Health and safety is something I teach both at the university and on site. Leaping into a deep, unshored pit that has been happily eroding for almost year, whilst your only other comrades are some 10 minutes walk away at the end of the field, is not something I would normally promote, and it's certainly not something I’d recommend. When the pit had been freshly excavated, the sides were solid, the workforce kitted out in protective gear and with constant above ground support. I possessed neither hard hat nor shoring and, thanks to my previous action with the shovel, was now alone in the dark. I wondered if the frogs had scampered off looking for help (Skippy the Bush Kangaroo had, after all, always found a way to aid his human friends), but I had only known the hapless amphibians for a few minutes: I was not entirely sure where their loyalties lay.

Standing at the bottom of a deep hole with only the clouds above your head to act as a point of reference is a curiously unsettling experience. Today we live in a world so dominated by immense townscapes of steel, concrete and glass, that it is easy to underestimate how disorientating the removal of the familiar can be. Entering the ground, even into the comparative shallowness of an old storage pit, entails a palpable sense of dislocation from the real world. Pits, shafts and mines are ultimately dark, damp and cold, the prehistoric equivalent, perhaps, of sensory deprivation chambers. There are no familiar sounds down there in the deep, what ones there are being muffled and distorted. You can't feel the sun or rain on your face, the wind dies out completely and there are no bright colours or familiar smells. Strange to say, but as I stood at the base of the pit, I felt an overwhelming sense of calm, liberated, as I was, by the concerns of the real world. I had an immense urge to stay there; to lie upon the floor, just as our earlier pit occupant had done, curl up on my side and drift off to sleep. Something at the back of my mind told me that this probably wasn't such a good idea. One slip of the chalk walls and it would be me being recovered by archaeologists when the dig restarted in June.

Using the shovel I made a difficult and thoroughly ungraceful exit from the pit, my last foothold bringing with it a cascading shower of chalk and flint rubble. When I got back to the surface, I found the frogs had long since hopped away whilst my colleagues were still at the end of the track, arguing animatedly about something and nothing.

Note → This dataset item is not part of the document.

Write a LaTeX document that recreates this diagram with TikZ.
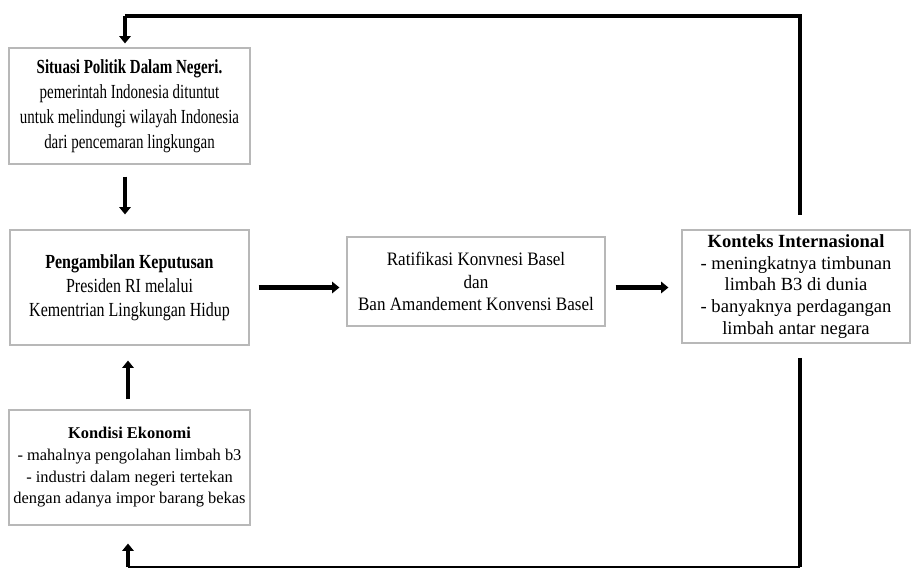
\documentclass[tikz,border=0pt]{standalone}
\usepackage{fontspec}
\setmainfont{Liberation Serif}
\newfontfamily\narrowA[FakeStretch=0.75]{Liberation Serif}
\newfontfamily\narrowB[FakeStretch=0.8]{Liberation Serif}
\newfontfamily\narrowC[FakeStretch=0.9]{Liberation Serif}
\usetikzlibrary{arrows.meta}
\definecolor{boxgray}{rgb}{0.72,0.72,0.72}

\tikzset{
  box/.style={draw=boxgray, line width=0.8pt, align=center, inner sep=2pt},
  flow/.style={line width=3.2pt, -{Triangle[length=1.8mm,width=2.8mm]}},
  loopline/.style={line width=3.5pt}
}

\begin{document}
\begin{tikzpicture}[x=0.025cm,y=-0.025cm]
    \useasboundingbox (0,0) rectangle (911,569);
    % the boxes
    \node[box, minimum width=6.025cm, minimum height=2.9cm, font=\narrowA\fontsize{14.2}{17.8}\selectfont] (politik) at (129.5,106)
      {\textbf{Situasi Politik Dalam Negeri.}\\pemerintah Indonesia dituntut\\untuk melindungi wilayah Indonesia\\dari pencemaran lingkungan};
    \node[box, minimum width=5.975cm, minimum height=2.875cm, font=\narrowB\fontsize{14.2}{17.1}\selectfont] (keputusan) at (129.5,287.5)
      {\textbf{Pengambilan Keputusan}\\Presiden RI melalui\\Kementrian Lingkungan Hidup};
    \node[box, minimum width=6.025cm, minimum height=2.875cm, font=\fontsize{11.7}{15.4}\selectfont] (ekonomi) at (129.5,467.5)
      {\textbf{Kondisi Ekonomi}\\- mahalnya pengolahan limbah b3\\- industri dalam negeri tertekan\\dengan adanya impor barang bekas};
    \node[box, minimum width=6.45cm, minimum height=2.225cm, font=\narrowC\fontsize{13.5}{16}\selectfont] (ratifikasi) at (476,281.5)
      {Ratifikasi Konvnesi Basel\\dan\\Ban Amandement Konvensi Basel};
    \node[box, minimum width=5.7cm, minimum height=2.825cm, font=\fontsize{13.2}{15.4}\selectfont] (konteks) at (796,286.5)
      {\textbf{Konteks Internasional}\\- meningkatnya timbunan\\limbah B3 di dunia\\- banyaknya perdagangan\\limbah antar negara};

    % the loop round the picture
    \coordinate (ktop) at (800,215);
    \coordinate (kbot) at (800,358);
    \coordinate (ptop) at (125,16);
    \coordinate (br) at (800,567);
    \coordinate (bl) at (128,567);
    \draw[loopline] (ktop) |- (ptop);
    \draw[flow, shorten >=0.1cm] (ptop) -- (ptop |- politik.north);
    \draw[loopline] (kbot) -- (br);
    \draw[line width=1.2pt] (br) -- (bl);
    \draw[flow, shorten >=0.45cm] (bl) -- (bl |- ekonomi.south);

    % the arrows between the boxes
    \draw[flow, shorten <=0.3cm, shorten >=0.375cm] (politik.south -| ptop) -- (keputusan.north -| ptop);
    \draw[flow, shorten <=0.25cm, shorten >=0.375cm] (ekonomi.north -| bl) -- (keputusan.south -| bl);
    \draw[flow, shorten <=0.225cm, shorten >=0.175cm] (keputusan.east) -- (keputusan.east -| ratifikasi.west);
    \draw[flow, shorten <=0.25cm, shorten >=0.325cm] (ratifikasi.east |- keputusan.east) -- (keputusan.east -| konteks.west);
\end{tikzpicture}
\end{document}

I took a deep breath and headed off across the field in their direction.

Friday, 1 April 2011

The Dangers of Historico-speak

You may not have realised yet, but apparently NATO is currently fighting a war in Libya. Well that’s not strictly true for, according to Washington spin-doctors, American, British and French aircraft are actually engaged in a “kinetic military action.” Well that’s ok then. The exact nature of this action is, at present unclear, although a spokesman has at least been able to confirm that “surgical air strikes have been pacifying hard targets and neutralising enemy combatants”. When asked about casualties, the spokesman noted that “non-operative personnel were confined to forces loyal to the old regime.” 

As you may have already gathered, I find the increased use of verbal camouflage (the euphemism) in official-speak both fascinating and ultimately rather worrying. At times of conflict, politicians and the military employ such tactics not only to disguise the horror of war but also as a way of softening the harsh reality of conflict overseas. Of course there is nothing new in this, for a study of the coin series of any self-respecting Roman emperor clearly demonstrates the power of spin and propaganda: leaders utilising images of ‘peace’ in times of war, ‘victory’ at times of military defeat and ‘unity’ in the midst of civil conflict. I suspect that emperors and their advisers were also pretty good at masking inconvenient truths behind euphemism and verbal camouflage so as to pacify both the senate and people of Rome. 

It occurred to me, during a lecture on the Roman invasions of Britain, that similar tactics could today be used when discussing the ancient past. Perhaps modern euphemism and verbal camouflage could legitimately be employed to aid the interpretation (or mask the true horror) of history. Julius Caesar’s first disastrous foray against Britain in 55 BC could easily be dressed up as an “aquatic military investigation”, whilst the unsuccessful second operation in 54 BC could be described as “troop-based terrestrial probing”.

In a similar vein, Caligula’s abortive attempt to invade Britain in AD 40, when he made his soldiers collect sea shells from the French coast (possibly in order to humiliate them) could be termed as “coastal resource management” or even “marine habitat quantification”

whilst the emperor’s later proclaimed victory against Neptune and the Ocean as “extreme non-militarised sea-deity pacification”.

The Emperor Claudius’ invasion of southern Britain in AD 43 could, furthermore, be described as “surgical strike enhancement in order to upgrade native socio-political control mechanisms" (puppet rulers loyal to Rome). Of course it also had the effect of simultaneously “enforcing regime change” upon those considered to be disloyal or resistant to Rome. Unfortunately, from the perspective of “indigenous personnel” (the Britons) “unquantifiable civilian resources” (people) were, in the course of the invasion “subjugated to extreme pacification” (killed) whilst “domestic neutralisation” (the random burning of native settlements) resulted in unexpectedly high numbers of “non combatant life deprivation” (civilian deaths). On the positive side, such “kinetic military action” (war) undoubtedly led to a period of “permanent post-hostility” (peace). 

I expect that, shortly after the invasion of AD 43, all “indigenous non-combatant personnel” (British civilians), on discovery of an “unexpected period of permanent post-hostility” (peace) had a moment of “positive well-being realignment” (happiness) evidenced by “involuntary facial spasming creating an upward communication interface extension” (a smile)....but then that’s the joy of historico-speak for you.